Great Quarter Not Good Enough at Apple

Stock quotes in this article: AAPL , IBM , DELL , SNE , HPQ  

Updated from 12:23 p.m. EDT

Apple's (AAPL Quote) sweet earnings report left a bad taste in the mouths of some analysts and investors, sending the company's shares lower on Thursday.

Apple's shares were recently off $3.39, or 8.3%, to $37.65.

On Wednesday afternoon, the computer and electronics maker topped Wall Street's earnings estimates by 10 cents a share and offered better-than-expected guidance for its current quarter.

Despite the blowout numbers, some analysts still found room to quibble. On a conference call after the earnings release Wednesday, Apple CFO Peter Oppenheimer warned that the company's revenue growth -- which hit a 70% year-over-year rate in the quarter -- will likely slow to closer to 15%.

Oppenheimer didn't predict how soon Apple's revenue growth will reach that rate, but in a report issued Thursday, American Technology Research analyst Shaw Wu warns that the slowdown could happen as soon as the company's next fiscal year. That possibility is in stark contrast with investors' expectations, Wu says.

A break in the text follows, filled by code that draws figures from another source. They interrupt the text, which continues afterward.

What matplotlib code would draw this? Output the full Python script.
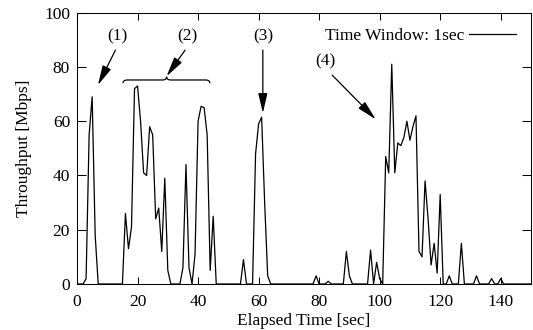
import numpy as np
import matplotlib
matplotlib.use("Agg")
import matplotlib.pyplot as plt
from matplotlib.path import Path
from matplotlib.patches import PathPatch

# throughput samples, one per second (Time Window: 1sec)
elapsed = list(range(0, 151))
throughput = [
    0, 0, 0, 2, 55, 69, 18, 0, 0, 0,            # 0-9
    0, 0, 0, 0, 0, 0, 26, 13, 21, 72,           # 10-19
    73, 60, 41, 40, 58, 55, 24, 28, 12, 39,     # 20-29
    5, 0, 0, 0, 0, 6, 44, 6, 0, 11,             # 30-39
    60, 65.5, 65, 55, 5, 25, 0, 0, 0, 0,        # 40-49
    0, 0, 0, 0, 0, 9, 0, 0, 0, 48,              # 50-59
    59, 61.5, 30, 3, 0, 0, 0, 0, 0, 0,          # 60-69
    0, 0, 0, 0, 0, 0, 0, 0, 0, 3,               # 70-79
    0, 0, 0, 1, 0, 0, 0, 0, 0, 12,              # 80-89
    3, 0, 0, 0, 0, 0, 0, 12.5, 0, 8,            # 90-99
    2, 0, 47, 41, 81, 41, 52, 51, 54, 60,       # 100-109
    53, 58, 62, 12, 10, 38, 24, 7, 15, 4,       # 110-119
    33, 0, 0, 3, 0, 0, 0, 15, 0, 0,             # 120-129
    0, 0, 3, 0, 0, 0, 0, 2, 0, 0,               # 130-139
    2, 0, 0, 0, 0, 0, 0, 0, 0, 0,               # 140-149
    0,                                          # 150
]

labels = ["(1)", "(2)", "(3)", "(4)"]

plt.rcParams['font.family'] = ['Liberation Serif', 'DejaVu Serif']
plt.rcParams['font.size'] = 12.5

fig = plt.figure(figsize=(5.33, 3.30), dpi=100)
ax = fig.add_axes([0.1445, 0.1394, 0.9962 - 0.1445, 0.9615 - 0.1394])

ax.plot(elapsed, throughput, color='black', lw=0.9, label='Time Window: 1sec')

ax.set_xlim(0, 150)
ax.set_ylim(0, 100)
ax.set_xticks(np.arange(0, 141, 20))
ax.set_yticks(np.arange(0, 101, 20))
ax.tick_params(axis='both', direction='in', top=True, right=True, width=0.75)
ax.tick_params(axis='x', length=4.8, pad=7.5)
ax.tick_params(axis='y', length=6.5, pad=5)
for s in ax.spines.values():
    s.set_linewidth(0.75)
ax.set_xlabel('Elapsed Time [sec]', labelpad=2)
ax.set_ylabel('Throughput [Mbps]', labelpad=9)

leg = ax.legend(loc='upper right', frameon=False, markerfirst=False,
                handlelength=2.7, borderaxespad=0.45, handletextpad=0.3,
                borderpad=0.4)

arw = dict(arrowstyle='-|>,head_length=1.2,head_width=0.28', color='black',
           lw=0.9, mutation_scale=10, shrinkA=0, shrinkB=0)

# (1)
ax.text(13.5, 91.2, labels[0], ha='center', va='center')
ax.annotate('', xy=(6.9, 73.3), xytext=(12.7, 86.2), arrowprops=arw)
# (2)
ax.text(36.4, 91.2, labels[1], ha='center', va='center')
ax.annotate('', xy=(29.6, 76.6), xytext=(35.7, 86.2), arrowprops=arw)
# (3)
ax.text(61.6, 91.2, labels[2], ha='center', va='center')
ax.annotate('', xy=(61.4, 63.0), xytext=(61.4, 86.2), arrowprops=arw)
# (4)
ax.text(82.0, 82.2, labels[3], ha='center', va='center')
ax.annotate('', xy=(98.7, 60.7), xytext=(84.3, 77.0), arrowprops=arw)

# curly brace over group (2)
x0, x1, xm = 15.2, 43.9, 29.6
yb, ye, yt = 75.2, 74.0, 76.4
verts = [(x0, ye), (x0, yb), (x0 + 1.4, yb),
         (xm - 1.4, yb), (xm, yb), (xm, yt),
         (xm, yb), (xm + 1.4, yb),
         (x1 - 1.4, yb), (x1, yb), (x1, ye)]
codes = [Path.MOVETO, Path.CURVE3, Path.CURVE3,
         Path.LINETO, Path.CURVE3, Path.CURVE3,
         Path.CURVE3, Path.CURVE3,
         Path.LINETO, Path.CURVE3, Path.CURVE3]
ax.add_patch(PathPatch(Path(verts, codes), fill=False, lw=0.9, color='black'))

fig.savefig('out.png', dpi=100)
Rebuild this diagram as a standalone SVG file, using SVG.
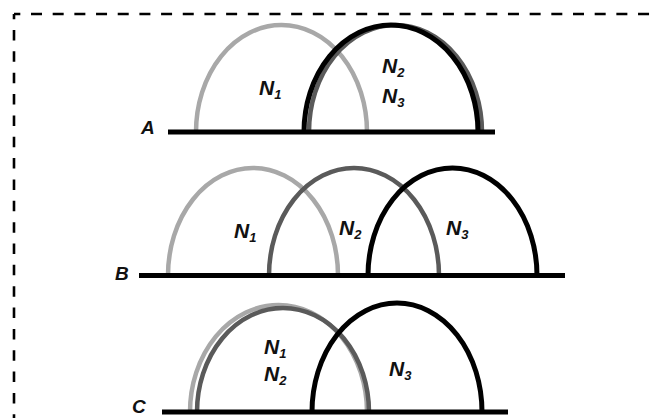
<svg xmlns="http://www.w3.org/2000/svg" width="658" height="418" viewBox="0 0 658 418">
<style>
  .base{stroke:#000;stroke-width:5;fill:none}
  .arc{fill:none;stroke-linecap:butt}
  .l1{stroke:#a8a8a8;stroke-width:4.5}
  .l2{stroke:#5a5a5a;stroke-width:4.5}
  .l3{stroke:#000;stroke-width:5}
  .lbl{font-family:"Liberation Sans",Arial,sans-serif;font-weight:bold;font-style:italic;font-size:21px;fill:#111}
  .sub{font-size:13px}
  .side{font-size:19px}
  .border{stroke:#000;stroke-width:2.6;fill:none}
</style>
<rect width="658" height="418" fill="#fff"/>
<g id="border">
  <line class="border" x1="14" y1="14" x2="658" y2="14" stroke-dasharray="11 10.68" stroke-dashoffset="4.68"/>
  <line class="border" x1="14" y1="14" x2="14" y2="418" stroke-dasharray="10.5 10.85" stroke-dashoffset="5.35"/>
</g>
<g id="panelA">
  <path class="arc l1" d="M196 132 A85.5 107 0 0 1 367 132"/>
  <path class="arc l2" d="M309 132 A86.5 107 0 0 1 482 132"/>
  <path class="arc l3" d="M304 132 A87 107 0 0 1 478 132" stroke-width="5.5"/>
  <line class="base" x1="168" y1="132" x2="495" y2="132"/>
  <text class="lbl side" x="141" y="134">A</text>
  <text class="lbl" x="259" y="95">N<tspan class="sub" dy="4">1</tspan></text>
  <text class="lbl" x="382" y="73">N<tspan class="sub" dy="4">2</tspan></text>
  <text class="lbl" x="382" y="103">N<tspan class="sub" dy="4">3</tspan></text>
</g>
<g id="panelB">
  <path class="arc l1" d="M168 275.5 A85 107.5 0 0 1 338 275.5"/>
  <path class="arc l2" d="M269 275.5 A85 107.5 0 0 1 439 275.5"/>
  <path class="arc l3" d="M368 275.5 A84.5 107.5 0 0 1 537 275.5"/>
  <line class="base" x1="139" y1="275.5" x2="565" y2="275.5"/>
  <text class="lbl side" x="115" y="280">B</text>
  <text class="lbl" x="234" y="238">N<tspan class="sub" dy="4">1</tspan></text>
  <text class="lbl" x="339" y="235">N<tspan class="sub" dy="4">2</tspan></text>
  <text class="lbl" x="446" y="235">N<tspan class="sub" dy="4">3</tspan></text>
</g>
<g id="panelC">
  <path class="arc l1" d="M190 412 A88.5 107 0 0 1 367 412"/>
  <path class="arc l2" d="M197 412 A86 104 0 0 1 369 412"/>
  <path class="arc l3" d="M312 412 A85 109 0 0 1 482 412"/>
  <line class="base" x1="162" y1="412" x2="508" y2="412"/>
  <text class="lbl side" x="132" y="413">C</text>
  <text class="lbl" x="264" y="354">N<tspan class="sub" dy="4">1</tspan></text>
  <text class="lbl" x="264" y="381">N<tspan class="sub" dy="4">2</tspan></text>
  <text class="lbl" x="389" y="376">N<tspan class="sub" dy="4">3</tspan></text>
</g>
</svg>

Adding to Wu's concern: the average sales price of the company's Macintosh computers and iPod digital music players dropped significantly in its second quarter compared with its first quarter. Apple introduced bargain-priced products in each of those segments in the quarter that are probably cutting into sales of its premium products, warns Wu, whose firm does not do investment banking.

"We are growing more concerned with slowing top-line growth," says Wu, downgrading Apple's shares to a hold from a buy. "In our view, investors do not believe AAPL's guidance and have much higher unpublished expectations."

Of course, any nitpicking with Apple occurs in the context of the tremendous run in its stock. Even after trading down on Thursday, Apple's shares are up 21% in the year to date after more than tripling last year.

That rise has led some investors and analysts to argue that the company is overvalued. The company is trading at 43 times its trailing 12-month earnings, which is well-above that of a hardware maker like Dell (DELL Quote).

On a forward looking basis, the company is valued at about 35 times its projected earnings for this fiscal year and 29 times its projected profits for its next fiscal year. Those multiples will likely come down as analysts ratchet up their estimates following the company's report.

Goldman Sachs analyst David Bailey had little but praise for Apple's quarter. He nevertheless maintains his in-line rating on the stock, worrying that investors might misread Apple's comments on its inventory.

At the end of its second quarter, Apple had four to six weeks of iPod inventory in its distribution channel, Bailey notes. But company officials were unclear about how much inventory they had going into the quarter. That probably led some investors to conclude that much of the gain in iPod sales in the quarter over the first quarter had to do with inventory build, Bailey says. Bailey disagrees with that conclusion, arguing that the bulk of Apple's iPod growth likely came from real sales, rather than channel fill.